---------- Source excerpt ----------
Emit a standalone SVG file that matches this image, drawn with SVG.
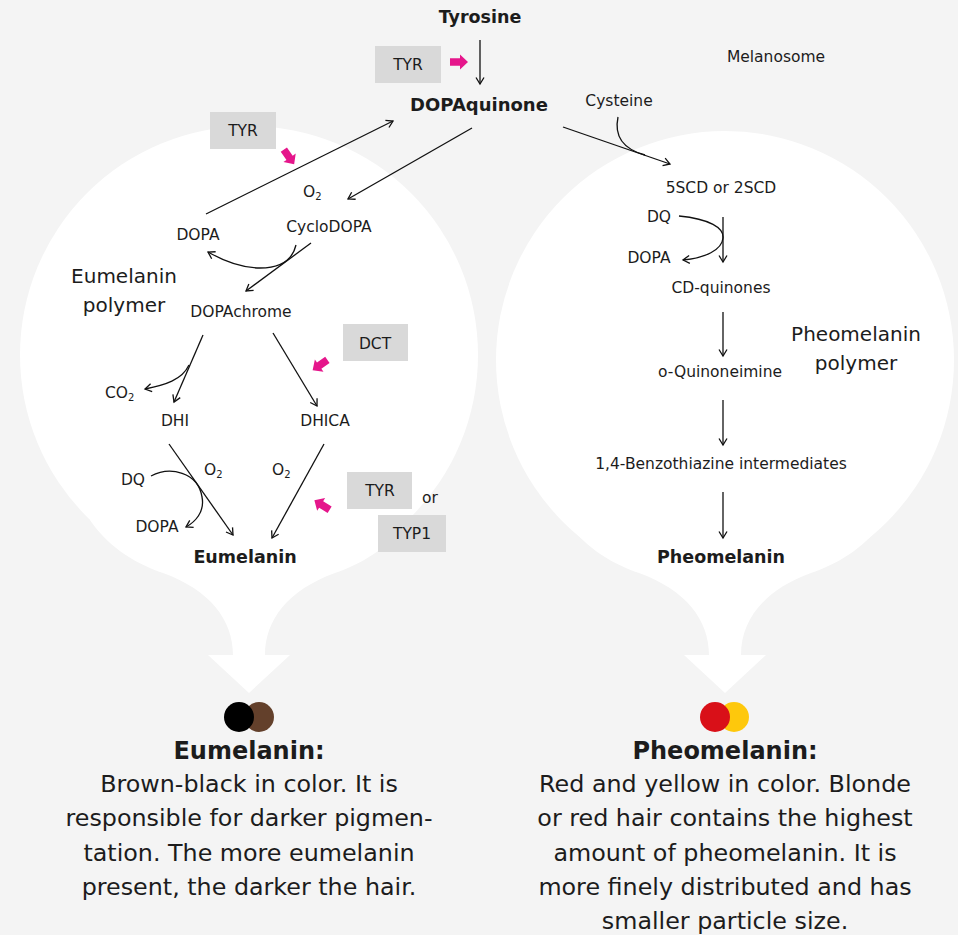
<svg xmlns="http://www.w3.org/2000/svg" width="958" height="935" viewBox="0 0 958 935">
<style>
text{font-family:"DejaVu Sans","Liberation Sans",sans-serif;fill:#1c1c1c}
.s{font-size:15.5px}
.m{font-size:20px}
.b{font-weight:bold}
.c{text-anchor:middle}
.sub{font-size:10px}
.body{font-size:23.8px}
.ln{fill:none;stroke:#111;stroke-width:1.3;marker-end:url(#ah)}
.box{fill:#d9d9d9}
.bulb{fill:#ffffff}
.mag{fill:#e5168b}
</style>
<defs>
<marker id="ah" markerUnits="userSpaceOnUse" markerWidth="12" markerHeight="12" viewBox="-8 -6 10 12" refX="0" refY="0" orient="auto">
<path d="M-6.5,-4 L0,0 L-6.5,4" fill="none" stroke="#111" stroke-width="1.3"/>
</marker>
<path id="barrow" d="M-9,-3.8 L1,-3.8 L1,-7.5 L9,0 L1,7.5 L1,3.8 L-9,3.8 Z"/>
</defs>
<rect width="958" height="935" fill="#f4f4f4"/>

<g id="bulb-left">
<circle class="bulb" cx="249" cy="355" r="229"/>
<path class="bulb" d="M90 520 C110 550 140 565 163 573 C210 590 233 620 233 655 L208 655 L249 693 L290 655 L265 655 C265 620 288 590 335 573 C358 565 388 550 408 520 Z"/>
</g>
<g id="bulb-right">
<circle class="bulb" cx="725" cy="360" r="229"/>
<path class="bulb" d="M566 520 C586 550 616 565 639 573 C686 590 709 620 709 655 L684 655 L725 693 L766 655 L741 655 C741 620 764 590 811 573 C834 565 864 550 884 520 Z"/>
</g>

<g id="connectors">
<line class="ln" x1="480" y1="40" x2="480" y2="84"/>
<line class="ln" x1="206" y1="214" x2="393" y2="121"/>
<line class="ln" x1="472" y1="128" x2="348" y2="199"/>
<line class="ln" x1="311" y1="243" x2="246" y2="291"/>
<path class="ln" d="M296 245 C292 262 278 268 260 268 C240 268 222 260 208 252"/>
<line class="ln" x1="203" y1="335" x2="174" y2="402"/>
<path class="ln" d="M189 365 C182 380 165 385 145 389"/>
<line class="ln" x1="273" y1="333" x2="317" y2="406"/>
<line class="ln" x1="169" y1="444" x2="233" y2="535"/>
<path class="ln" d="M151 476 C170 466 198 472 202 497 C205 512 195 522 186 527"/>
<line class="ln" x1="324" y1="444" x2="272" y2="538"/>
<line class="ln" x1="563" y1="127" x2="670" y2="164"/>
<path fill="none" stroke="#111" stroke-width="1.3" d="M618 117 Q612 146 645 155"/>
<line class="ln" x1="723" y1="217" x2="723" y2="262"/>
<path class="ln" d="M679 216 C710 219 724 228 723 238 C722 250 705 258 683 260"/>
<line class="ln" x1="723" y1="312" x2="723" y2="356"/>
<line class="ln" x1="723" y1="400" x2="723" y2="445"/>
<line class="ln" x1="723" y1="492" x2="723" y2="538"/>
</g>

<g id="enzymes">
<g id="tyr-top"><rect class="box" x="375" y="46" width="66" height="37"/><text class="s c" x="408" y="70">TYR</text><use href="#barrow" class="mag" transform="translate(459 62)"/></g>
<g id="tyr-left"><rect class="box" x="210" y="112" width="66" height="37"/><text class="s c" x="243" y="136">TYR</text><use href="#barrow" class="mag" transform="translate(289 157) rotate(55)"/></g>
<g id="dct"><rect class="box" x="343" y="324" width="65" height="37"/><text class="s c" x="375" y="349">DCT</text><use href="#barrow" class="mag" transform="translate(320 365) rotate(145)"/></g>
<g id="tyr-low"><rect class="box" x="347" y="472" width="65" height="37"/><text class="s c" x="380" y="496">TYR</text><use href="#barrow" class="mag" transform="translate(322 505) rotate(212)"/></g>
<text class="s c" x="430" y="503">or</text>
<g id="typ1"><rect class="box" x="378" y="515" width="68" height="37"/><text class="s c" x="412" y="539">TYP1</text></g>
</g>

<g id="n-tyrosine"><text class="b c" style="font-size:17.5px" x="480" y="23">Tyrosine</text></g>
<g id="n-dopaquinone"><text class="b c" style="font-size:18px" x="479" y="111">DOPAquinone</text></g>
<g id="n-melanosome"><text class="s c" x="776" y="62">Melanosome</text></g>
<g id="n-cysteine"><text class="s c" x="619" y="106">Cysteine</text></g>
<g id="n-o2a"><text class="s" x="303" y="197">O<tspan class="sub" dy="3">2</tspan></text></g>
<g id="n-dopa1"><text class="s c" x="198" y="240">DOPA</text></g>
<g id="n-cyclodopa"><text class="s c" x="329" y="232">CycloDOPA</text></g>
<g id="n-eupoly"><text class="m c" x="124" y="283">Eumelanin</text><text class="m c" x="124" y="312">polymer</text></g>
<g id="n-dopachrome"><text class="s c" x="241" y="317">DOPAchrome</text></g>
<g id="n-co2"><text class="s" x="105" y="398">CO<tspan class="sub" dy="3">2</tspan></text></g>
<g id="n-dhi"><text class="s c" x="175" y="426">DHI</text></g>
<g id="n-dhica"><text class="s c" x="325" y="426">DHICA</text></g>
<g id="n-dq1"><text class="s c" x="133" y="485">DQ</text></g>
<g id="n-o2b"><text class="s" x="204" y="475">O<tspan class="sub" dy="3">2</tspan></text></g>
<g id="n-o2c"><text class="s" x="272" y="475">O<tspan class="sub" dy="3">2</tspan></text></g>
<g id="n-dopa2"><text class="s c" x="157" y="532">DOPA</text></g>
<g id="n-eumelanin"><text class="b c" style="font-size:17.5px" x="245" y="563">Eumelanin</text></g>

<g id="n-5scd"><text class="s c" x="721" y="193">5SCD or 2SCD</text></g>
<g id="n-dq2"><text class="s c" x="659" y="222">DQ</text></g>
<g id="n-dopa3"><text class="s c" x="649" y="263">DOPA</text></g>
<g id="n-cdq"><text class="s c" x="721" y="293">CD-quinones</text></g>
<g id="n-pheopoly"><text class="m c" x="856" y="341">Pheomelanin</text><text class="m c" x="856" y="370">polymer</text></g>
<g id="n-oqi"><text class="s c" x="720" y="377">o-Quinoneimine</text></g>
<g id="n-bzt"><text class="s c" x="721" y="469">1,4-Benzothiazine intermediates</text></g>
<g id="n-pheomelanin"><text class="b c" style="font-size:17.5px" x="721" y="563">Pheomelanin</text></g>

<g id="legend-eu">
<circle cx="259" cy="717" r="15" fill="#63402b"/>
<circle cx="239" cy="717" r="15" fill="#000"/>
<text class="b c" style="font-size:24px" x="249" y="759">Eumelanin:</text>
<text class="body c" x="249" y="792">Brown-black in color. It is</text>
<text class="body c" x="249" y="826">responsible for darker pigmen-</text>
<text class="body c" x="249" y="861">tation. The more eumelanin</text>
<text class="body c" x="249" y="895">present, the darker the hair.</text>
</g>
<g id="legend-pheo">
<circle cx="734" cy="717" r="15" fill="#fec80c"/>
<circle cx="715" cy="717" r="15" fill="#d91018"/>
<text class="b c" style="font-size:24px" x="725" y="759">Pheomelanin:</text>
<text class="body c" x="725" y="792">Red and yellow in color. Blonde</text>
<text class="body c" x="725" y="826">or red hair contains the highest</text>
<text class="body c" x="725" y="861">amount of pheomelanin. It is</text>
<text class="body c" x="725" y="895">more finely distributed and has</text>
<text class="body c" x="725" y="929">smaller particle size.</text>
</g>
</svg>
----------
Exercise
Copy the whole listing above word for word but do not carry over the pictures.

Output of the exercise
Emit a standalone SVG file that matches this image, drawn with SVG.
<svg xmlns="http://www.w3.org/2000/svg" width="958" height="935" viewBox="0 0 958 935">
<style>
text{font-family:"DejaVu Sans","Liberation Sans",sans-serif;fill:#1c1c1c}
.s{font-size:15.5px}
.m{font-size:20px}
.b{font-weight:bold}
.c{text-anchor:middle}
.sub{font-size:10px}
.body{font-size:23.8px}
.ln{fill:none;stroke:#111;stroke-width:1.3;marker-end:url(#ah)}
.box{fill:#d9d9d9}
.bulb{fill:#ffffff}
.mag{fill:#e5168b}
</style>
<defs>
<marker id="ah" markerUnits="userSpaceOnUse" markerWidth="12" markerHeight="12" viewBox="-8 -6 10 12" refX="0" refY="0" orient="auto">
<path d="M-6.5,-4 L0,0 L-6.5,4" fill="none" stroke="#111" stroke-width="1.3"/>
</marker>
<path id="barrow" d="M-9,-3.8 L1,-3.8 L1,-7.5 L9,0 L1,7.5 L1,3.8 L-9,3.8 Z"/>
</defs>
<rect width="958" height="935" fill="#f4f4f4"/>

<g id="bulb-left">
<circle class="bulb" cx="249" cy="355" r="229"/>
<path class="bulb" d="M90 520 C110 550 140 565 163 573 C210 590 233 620 233 655 L208 655 L249 693 L290 655 L265 655 C265 620 288 590 335 573 C358 565 388 550 408 520 Z"/>
</g>
<g id="bulb-right">
<circle class="bulb" cx="725" cy="360" r="229"/>
<path class="bulb" d="M566 520 C586 550 616 565 639 573 C686 590 709 620 709 655 L684 655 L725 693 L766 655 L741 655 C741 620 764 590 811 573 C834 565 864 550 884 520 Z"/>
</g>

<g id="connectors">
<line class="ln" x1="480" y1="40" x2="480" y2="84"/>
<line class="ln" x1="206" y1="214" x2="393" y2="121"/>
<line class="ln" x1="472" y1="128" x2="348" y2="199"/>
<line class="ln" x1="311" y1="243" x2="246" y2="291"/>
<path class="ln" d="M296 245 C292 262 278 268 260 268 C240 268 222 260 208 252"/>
<line class="ln" x1="203" y1="335" x2="174" y2="402"/>
<path class="ln" d="M189 365 C182 380 165 385 145 389"/>
<line class="ln" x1="273" y1="333" x2="317" y2="406"/>
<line class="ln" x1="169" y1="444" x2="233" y2="535"/>
<path class="ln" d="M151 476 C170 466 198 472 202 497 C205 512 195 522 186 527"/>
<line class="ln" x1="324" y1="444" x2="272" y2="538"/>
<line class="ln" x1="563" y1="127" x2="670" y2="164"/>
<path fill="none" stroke="#111" stroke-width="1.3" d="M618 117 Q612 146 645 155"/>
<line class="ln" x1="723" y1="217" x2="723" y2="262"/>
<path class="ln" d="M679 216 C710 219 724 228 723 238 C722 250 705 258 683 260"/>
<line class="ln" x1="723" y1="312" x2="723" y2="356"/>
<line class="ln" x1="723" y1="400" x2="723" y2="445"/>
<line class="ln" x1="723" y1="492" x2="723" y2="538"/>
</g>

<g id="enzymes">
<g id="tyr-top"><rect class="box" x="375" y="46" width="66" height="37"/><text class="s c" x="408" y="70">TYR</text><use href="#barrow" class="mag" transform="translate(459 62)"/></g>
<g id="tyr-left"><rect class="box" x="210" y="112" width="66" height="37"/><text class="s c" x="243" y="136">TYR</text><use href="#barrow" class="mag" transform="translate(289 157) rotate(55)"/></g>
<g id="dct"><rect class="box" x="343" y="324" width="65" height="37"/><text class="s c" x="375" y="349">DCT</text><use href="#barrow" class="mag" transform="translate(320 365) rotate(145)"/></g>
<g id="tyr-low"><rect class="box" x="347" y="472" width="65" height="37"/><text class="s c" x="380" y="496">TYR</text><use href="#barrow" class="mag" transform="translate(322 505) rotate(212)"/></g>
<text class="s c" x="430" y="503">or</text>
<g id="typ1"><rect class="box" x="378" y="515" width="68" height="37"/><text class="s c" x="412" y="539">TYP1</text></g>
</g>

<g id="n-tyrosine"><text class="b c" style="font-size:17.5px" x="480" y="23">Tyrosine</text></g>
<g id="n-dopaquinone"><text class="b c" style="font-size:18px" x="479" y="111">DOPAquinone</text></g>
<g id="n-melanosome"><text class="s c" x="776" y="62">Melanosome</text></g>
<g id="n-cysteine"><text class="s c" x="619" y="106">Cysteine</text></g>
<g id="n-o2a"><text class="s" x="303" y="197">O<tspan class="sub" dy="3">2</tspan></text></g>
<g id="n-dopa1"><text class="s c" x="198" y="240">DOPA</text></g>
<g id="n-cyclodopa"><text class="s c" x="329" y="232">CycloDOPA</text></g>
<g id="n-eupoly"><text class="m c" x="124" y="283">Eumelanin</text><text class="m c" x="124" y="312">polymer</text></g>
<g id="n-dopachrome"><text class="s c" x="241" y="317">DOPAchrome</text></g>
<g id="n-co2"><text class="s" x="105" y="398">CO<tspan class="sub" dy="3">2</tspan></text></g>
<g id="n-dhi"><text class="s c" x="175" y="426">DHI</text></g>
<g id="n-dhica"><text class="s c" x="325" y="426">DHICA</text></g>
<g id="n-dq1"><text class="s c" x="133" y="485">DQ</text></g>
<g id="n-o2b"><text class="s" x="204" y="475">O<tspan class="sub" dy="3">2</tspan></text></g>
<g id="n-o2c"><text class="s" x="272" y="475">O<tspan class="sub" dy="3">2</tspan></text></g>
<g id="n-dopa2"><text class="s c" x="157" y="532">DOPA</text></g>
<g id="n-eumelanin"><text class="b c" style="font-size:17.5px" x="245" y="563">Eumelanin</text></g>

<g id="n-5scd"><text class="s c" x="721" y="193">5SCD or 2SCD</text></g>
<g id="n-dq2"><text class="s c" x="659" y="222">DQ</text></g>
<g id="n-dopa3"><text class="s c" x="649" y="263">DOPA</text></g>
<g id="n-cdq"><text class="s c" x="721" y="293">CD-quinones</text></g>
<g id="n-pheopoly"><text class="m c" x="856" y="341">Pheomelanin</text><text class="m c" x="856" y="370">polymer</text></g>
<g id="n-oqi"><text class="s c" x="720" y="377">o-Quinoneimine</text></g>
<g id="n-bzt"><text class="s c" x="721" y="469">1,4-Benzothiazine intermediates</text></g>
<g id="n-pheomelanin"><text class="b c" style="font-size:17.5px" x="721" y="563">Pheomelanin</text></g>

<g id="legend-eu">
<circle cx="259" cy="717" r="15" fill="#63402b"/>
<circle cx="239" cy="717" r="15" fill="#000"/>
<text class="b c" style="font-size:24px" x="249" y="759">Eumelanin:</text>
<text class="body c" x="249" y="792">Brown-black in color. It is</text>
<text class="body c" x="249" y="826">responsible for darker pigmen-</text>
<text class="body c" x="249" y="861">tation. The more eumelanin</text>
<text class="body c" x="249" y="895">present, the darker the hair.</text>
</g>
<g id="legend-pheo">
<circle cx="734" cy="717" r="15" fill="#fec80c"/>
<circle cx="715" cy="717" r="15" fill="#d91018"/>
<text class="b c" style="font-size:24px" x="725" y="759">Pheomelanin:</text>
<text class="body c" x="725" y="792">Red and yellow in color. Blonde</text>
<text class="body c" x="725" y="826">or red hair contains the highest</text>
<text class="body c" x="725" y="861">amount of pheomelanin. It is</text>
<text class="body c" x="725" y="895">more finely distributed and has</text>
<text class="body c" x="725" y="929">smaller particle size.</text>
</g>
</svg>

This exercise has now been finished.